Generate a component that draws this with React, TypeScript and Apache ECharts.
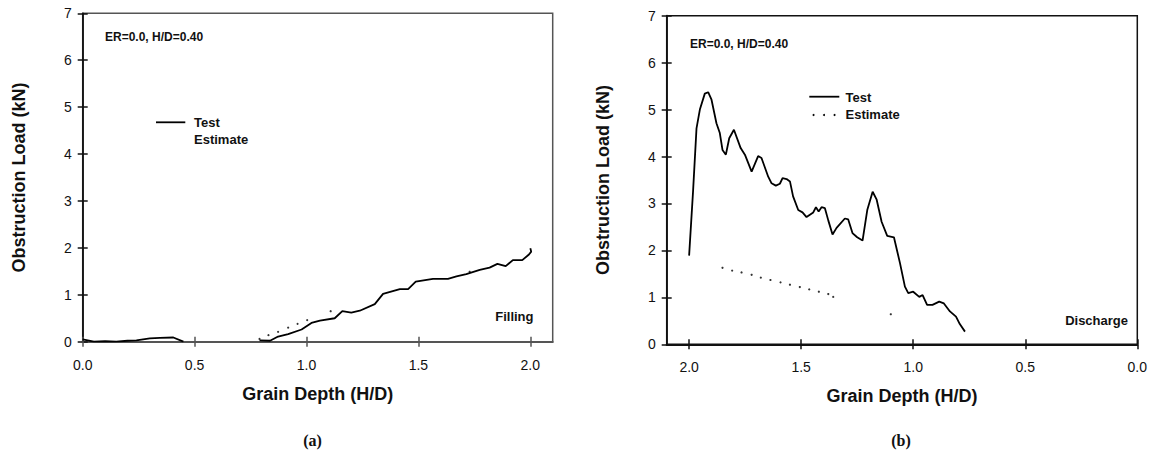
import React, { useEffect, useRef } from "react";
import * as echarts from "echarts";

// Panel (a) Filling  (null = gap in the recorded trace)
const fillTestX = [0, 0.05, 0.1, 0.15, 0.2, 0.24, 0.3, 0.345, 0.405, 0.45, 0.6, 0.79, 0.837, 0.873, 0.918, 0.978, 1.022, 1.06, 1.126, 1.16, 1.2, 1.238, 1.305, 1.342, 1.417, 1.454, 1.488, 1.565, 1.632, 1.67, 1.714, 1.774, 1.818, 1.853, 1.89, 1.922, 1.964, 1.994, 2.004, 2.0];
const fillTestY = [0.05, 0, 0.01, 0, 0.02, 0.03, 0.07, 0.08, 0.09, 0, null, 0.03, 0.02, 0.11, 0.16, 0.26, 0.4, 0.45, 0.5, 0.65, 0.62, 0.66, 0.8, 1.02, 1.12, 1.12, 1.28, 1.34, 1.34, 1.39, 1.44, 1.53, 1.58, 1.66, 1.61, 1.74, 1.74, 1.86, 1.92, 1.99];
const fillEstX = [0.79, 0.83, 0.873, 0.918, 0.96, 1.003, 1.108, 1.729];
const fillEstY = [0.06, 0.14, 0.21, 0.3, 0.38, 0.46, 0.65, 1.49];

// Panel (b) Discharge
const dischTestX = [2.0, 1.982, 1.967, 1.952, 1.93, 1.915, 1.9, 1.878, 1.863, 1.851, 1.836, 1.821, 1.8, 1.77, 1.751, 1.721, 1.692, 1.677, 1.647, 1.632, 1.613, 1.595, 1.583, 1.565, 1.55, 1.536, 1.513, 1.494, 1.476, 1.446, 1.434, 1.422, 1.409, 1.394, 1.379, 1.36, 1.342, 1.305, 1.29, 1.271, 1.25, 1.226, 1.205, 1.181, 1.163, 1.141, 1.116, 1.086, 1.059, 1.037, 1.022, 1.0, 0.973, 0.958, 0.938, 0.914, 0.884, 0.863, 0.836, 0.809, 0.792, 0.769];
const dischTestY = [1.89, 3.29, 4.6, 5.0, 5.34, 5.37, 5.21, 4.71, 4.5, 4.14, 4.04, 4.39, 4.57, 4.18, 4.04, 3.68, 4.01, 3.97, 3.57, 3.43, 3.38, 3.42, 3.54, 3.52, 3.47, 3.15, 2.86, 2.81, 2.71, 2.81, 2.92, 2.83, 2.92, 2.9, 2.64, 2.34, 2.48, 2.68, 2.66, 2.37, 2.28, 2.21, 2.86, 3.25, 3.08, 2.61, 2.31, 2.28, 1.73, 1.23, 1.09, 1.12, 1.01, 1.05, 0.84, 0.84, 0.91, 0.87, 0.7, 0.59, 0.43, 0.27];
const dischEstX = [1.851, 1.808, 1.766, 1.721, 1.68, 1.637, 1.592, 1.55, 1.506, 1.464, 1.421, 1.379, 1.357, 1.1];
const dischEstY = [1.63, 1.57, 1.53, 1.48, 1.42, 1.37, 1.32, 1.27, 1.22, 1.17, 1.12, 1.07, 1.01, 0.64];

const xTicks = [0, 0.5, 1.0, 1.5, 2.0];

const xTitle = "Grain Depth (H/D)";
const yTitle = "Obstruction Load (kN)";
const caseLabel = "ER=0.0, H/D=0.40";

const FONT = "'Liberation Sans', Arial, Helvetica, sans-serif";

function zip(xs: number[], ys: (number | null)[]) {
  return xs.map((x, i) => (ys[i] === null ? [x, "-"] : [x, ys[i]]));
}

export default function App() {
  const ref = useRef<HTMLDivElement>(null);
  useEffect(() => {
    if (!ref.current) return;
    const chart = echarts.init(ref.current, undefined, { renderer: "svg" });

    const grids = [
      { left: 82.7, top: 13.3, width: 470, height: 328.4, show: true, borderColor: "#555", borderWidth: 1.5 },
      { left: 666.7, top: 15.7, width: 470.6, height: 328.6, show: true, borderColor: "#111", borderWidth: 1.5 },
    ];

    const mkX = (grid: number, inverse: boolean, main: boolean, lineColor: string) => ({
      type: "value",
      gridIndex: grid,
      position: "bottom",
      min: 0,
      max: 2.1,
      inverse,
      splitLine: { show: false },
      axisLine: { show: main, onZero: false, lineStyle: { color: lineColor, width: 2 } },
      axisTick: {
        show: true,
        inside: !main,
        length: 5,
        customValues: xTicks,
        lineStyle: { color: lineColor, width: 1.5 },
      },
      axisLabel: {
        show: main,
        customValues: xTicks,
        formatter: (v: number) => v.toFixed(1),
        fontFamily: FONT,
        fontSize: 14,
        color: "#111",
        margin: 16,
      },
      name: main ? xTitle : "",
      nameLocation: "middle",
      nameGap: 43,
      nameTextStyle: { fontFamily: FONT, fontSize: 18, fontWeight: "bold", color: "#111" },
    });

    const mkY = (grid: number, main: boolean) => ({
      type: "value",
      gridIndex: grid,
      position: "left",
      min: 0,
      max: 7,
      interval: 1,
      splitLine: { show: false },
      axisLine: { show: main, onZero: false, lineStyle: { color: "#111", width: 1.8 } },
      axisTick: { show: true, inside: !main, length: 5, lineStyle: { color: "#111", width: 1.5 } },
      axisLabel: {
        show: main,
        fontFamily: FONT,
        fontSize: 14,
        color: "#111",
        margin: 11,
      },
      name: main ? yTitle : "",
      nameLocation: "middle",
      nameGap: 55,
      nameRotate: 90,
      nameTextStyle: { fontFamily: FONT, fontSize: 18, fontWeight: "bold", color: "#111" },
    });

    const legendText = (x: number, y: number, t: string) => ({
      type: "text",
      x,
      y,
      style: { text: t, font: `bold 13px ${FONT}`, fill: "#111", verticalAlign: "middle", align: "left" },
    });

    const option: any = {
      animation: false,
      grid: grids,
      xAxis: [mkX(0, false, true, "#555"), mkX(0, false, false, "#555"), mkX(1, true, true, "#111"), mkX(1, true, false, "#111")],
      yAxis: [mkY(0, true), mkY(0, false), mkY(1, true), mkY(1, false)],
      series: [
        {
          type: "line",
          name: "Test",
          xAxisIndex: 0,
          yAxisIndex: 0,
          data: zip(fillTestX, fillTestY),
          showSymbol: false,
          connectNulls: false,
          lineStyle: { color: "#000", width: 1.8 },
          z: 5,
        },
        {
          type: "scatter",
          name: "Estimate",
          xAxisIndex: 0,
          yAxisIndex: 0,
          data: zip(fillEstX, fillEstY),
          symbolSize: 2.2,
          itemStyle: { color: "#000" },
          z: 5,
        },
        {
          type: "line",
          name: "Test",
          xAxisIndex: 2,
          yAxisIndex: 2,
          data: zip(dischTestX, dischTestY),
          showSymbol: false,
          lineStyle: { color: "#000", width: 1.8 },
          z: 5,
        },
        {
          type: "scatter",
          name: "Estimate",
          xAxisIndex: 2,
          yAxisIndex: 2,
          data: zip(dischEstX, dischEstY),
          symbolSize: 2.2,
          itemStyle: { color: "#000" },
          z: 5,
        },
      ],
      graphic: [
        { type: "text", x: 105, y: 37, style: { text: caseLabel, font: `bold 12px ${FONT}`, fill: "#111", verticalAlign: "middle" } },
        { type: "text", x: 690, y: 43.5, style: { text: caseLabel, font: `bold 12px ${FONT}`, fill: "#111", verticalAlign: "middle" } },
        // legend (a)
        { type: "line", shape: { x1: 156, y1: 122.3, x2: 185.3, y2: 122.3 }, style: { stroke: "#000", lineWidth: 1.8 } },
        legendText(194, 122.5, "Test"),
        legendText(194, 139.5, "Estimate"),
        // legend (b)
        { type: "line", shape: { x1: 809.3, y1: 96.7, x2: 839.3, y2: 96.7 }, style: { stroke: "#000", lineWidth: 1.8 } },
        { type: "circle", shape: { cx: 813.5, cy: 115, r: 1 }, style: { fill: "#000" } },
        { type: "circle", shape: { cx: 824, cy: 115, r: 1 }, style: { fill: "#000" } },
        { type: "circle", shape: { cx: 834.5, cy: 115, r: 1 }, style: { fill: "#000" } },
        legendText(845.5, 97, "Test"),
        legendText(845.5, 114.5, "Estimate"),
        // annotations
        { type: "text", x: 533.5, y: 316.5, style: { text: "Filling", font: `bold 13px ${FONT}`, fill: "#111", align: "right", verticalAlign: "middle" } },
        { type: "text", x: 1128, y: 320.5, style: { text: "Discharge", font: `bold 13px ${FONT}`, fill: "#111", align: "right", verticalAlign: "middle" } },
        // panel labels
        { type: "text", x: 312.5, y: 440.5, style: { text: "(a)", font: "bold 16px 'Liberation Serif', 'Times New Roman', serif", fill: "#111", align: "center", verticalAlign: "middle" } },
        { type: "text", x: 901, y: 440.5, style: { text: "(b)", font: "bold 16px 'Liberation Serif', 'Times New Roman', serif", fill: "#111", align: "center", verticalAlign: "middle" } },
      ],
    };

    chart.setOption(option);
    return () => chart.dispose();
  }, []);

  return (
    <div
      ref={ref}
      style={{ position: "absolute", left: 0, top: 0, width: 1151, height: 455, background: "#fff" }}
    />
  );
}
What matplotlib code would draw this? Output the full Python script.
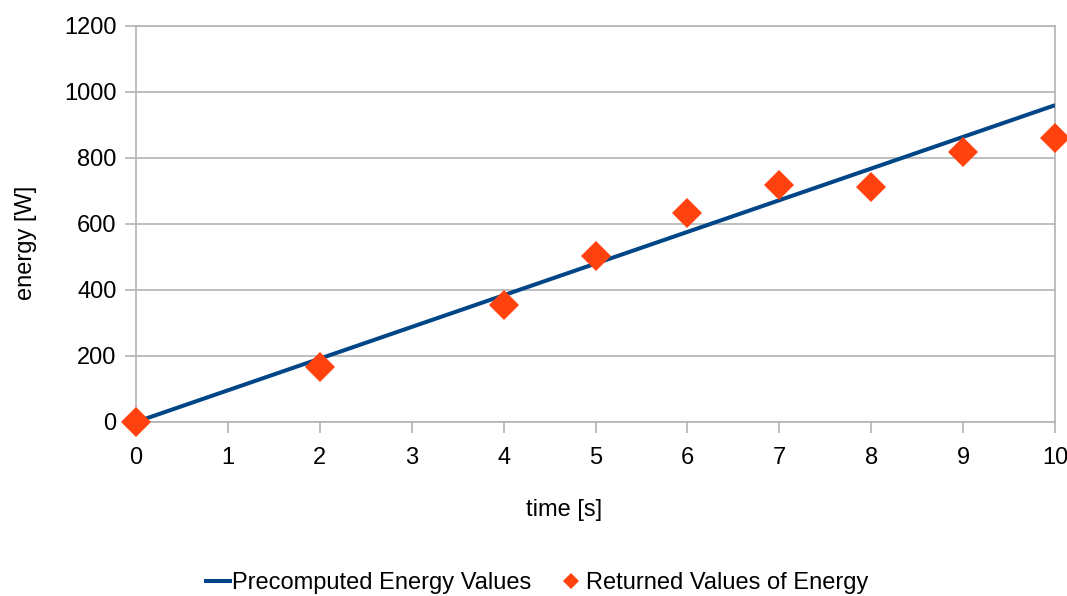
import matplotlib
matplotlib.use("Agg")
import matplotlib.pyplot as plt
from matplotlib.lines import Line2D

# precomputed energy (straight line) and returned measurements
line_time = [0, 2, 4, 5, 6, 7, 8, 9, 10]
line_energy = [0, 192, 384, 480, 576, 672, 768, 864, 960]

pt_time = [0, 2, 4, 5, 6, 7, 8, 9, 10]
pt_energy = [0, 167, 354, 503, 632, 717, 711, 817, 861]

xticks = list(range(0, 11))
yticks = list(range(0, 1201, 200))

blue = "#004586"
orange = "#ff420e"
grid = "#b3b3b3"

plt.rcParams['font.family'] = ['Liberation Sans', 'DejaVu Sans']

def main():
    fig = plt.figure(figsize=(10.67, 5.96), dpi=100)
    ax = fig.add_axes([136/1067, 1 - 422/596, 919/1067, 396/596])

    ax.plot(line_time, line_energy, color=blue, lw=2.9, zorder=3,
            solid_capstyle="butt")
    ax.plot(pt_time, pt_energy, ls="none", marker="D", ms=15,
            color=orange, markeredgewidth=0, zorder=4, clip_on=False)

    ax.set_xlim(0, 10)
    ax.set_ylim(0, 1200)
    ax.set_xticks(xticks)
    ax.set_yticks(yticks)

    #grid and frame
    ax.yaxis.grid(True, color=grid, lw=1.2)
    ax.set_axisbelow(True)
    for s in ax.spines.values():
        s.set_color(grid)
        s.set_linewidth(1.2)
    ax.tick_params(axis="both", colors=grid, length=8, width=1.2,
                   labelcolor="black", labelsize=17, pad=6)
    ax.tick_params(axis="x", pad=10)

    ax.set_xlabel("time [s]", fontsize=17)
    ax.xaxis.set_label_coords((564 - 136) / 919, (422 - 499) / 396)
    ax.set_ylabel("energy [W]", fontsize=17)
    ax.yaxis.set_label_coords((37 - 136) / 919, (422 - 243) / 396)

    handles = [Line2D([], [], color=blue, lw=2.9),
               Line2D([], [], ls="none", marker="D", ms=8, color=orange,
                      markeredgewidth=0)]
    fig.legend(handles, ["Precomputed Energy Values", "Returned Values of Energy"],
               loc="center", bbox_to_anchor=(537/1067, 1 - 583/596), ncol=2,
               frameon=False, fontsize=17, handlelength=1.0, handletextpad=0.1,
               columnspacing=1.2, borderaxespad=0)

    fig.savefig("out.png", dpi=100)

if __name__ == "__main__":
    main()
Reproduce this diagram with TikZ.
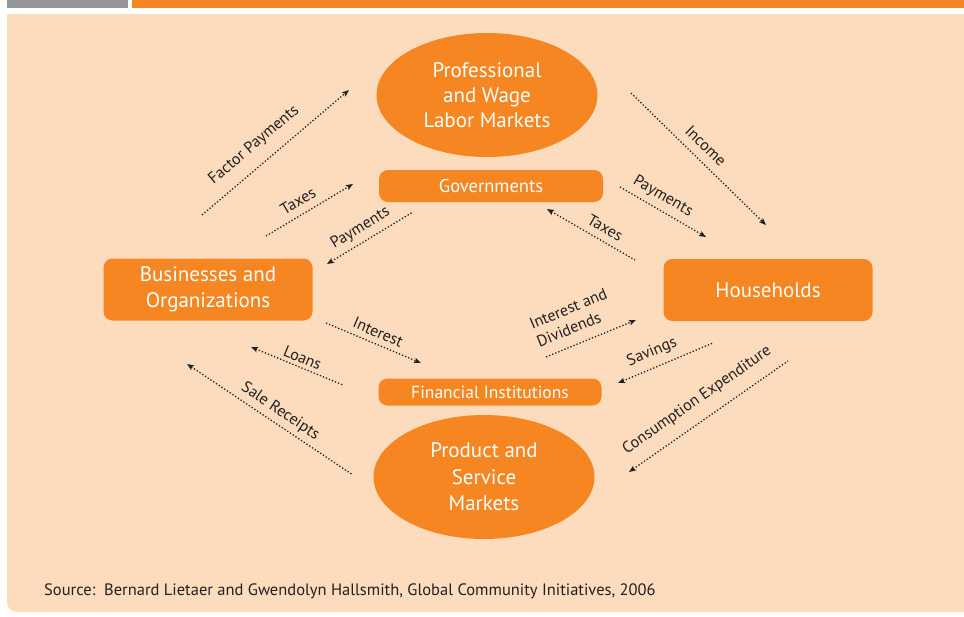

> **INSTRUCTION**:
In the listing above, find the line containing "What matplotlib code" and the line containing "ax.set_yticks(yticks)", then return both of them and every line between, exactly, without pictures.

> **FINISHED ANSWER**:
What matplotlib code would draw this? Output the full Python script.
import matplotlib
matplotlib.use("Agg")
import matplotlib.pyplot as plt
from matplotlib.lines import Line2D

# precomputed energy (straight line) and returned measurements
line_time = [0, 2, 4, 5, 6, 7, 8, 9, 10]
line_energy = [0, 192, 384, 480, 576, 672, 768, 864, 960]

pt_time = [0, 2, 4, 5, 6, 7, 8, 9, 10]
pt_energy = [0, 167, 354, 503, 632, 717, 711, 817, 861]

xticks = list(range(0, 11))
yticks = list(range(0, 1201, 200))

blue = "#004586"
orange = "#ff420e"
grid = "#b3b3b3"

plt.rcParams['font.family'] = ['Liberation Sans', 'DejaVu Sans']

def main():
    fig = plt.figure(figsize=(10.67, 5.96), dpi=100)
    ax = fig.add_axes([136/1067, 1 - 422/596, 919/1067, 396/596])

    ax.plot(line_time, line_energy, color=blue, lw=2.9, zorder=3,
            solid_capstyle="butt")
    ax.plot(pt_time, pt_energy, ls="none", marker="D", ms=15,
            color=orange, markeredgewidth=0, zorder=4, clip_on=False)

    ax.set_xlim(0, 10)
    ax.set_ylim(0, 1200)
    ax.set_xticks(xticks)
    ax.set_yticks(yticks)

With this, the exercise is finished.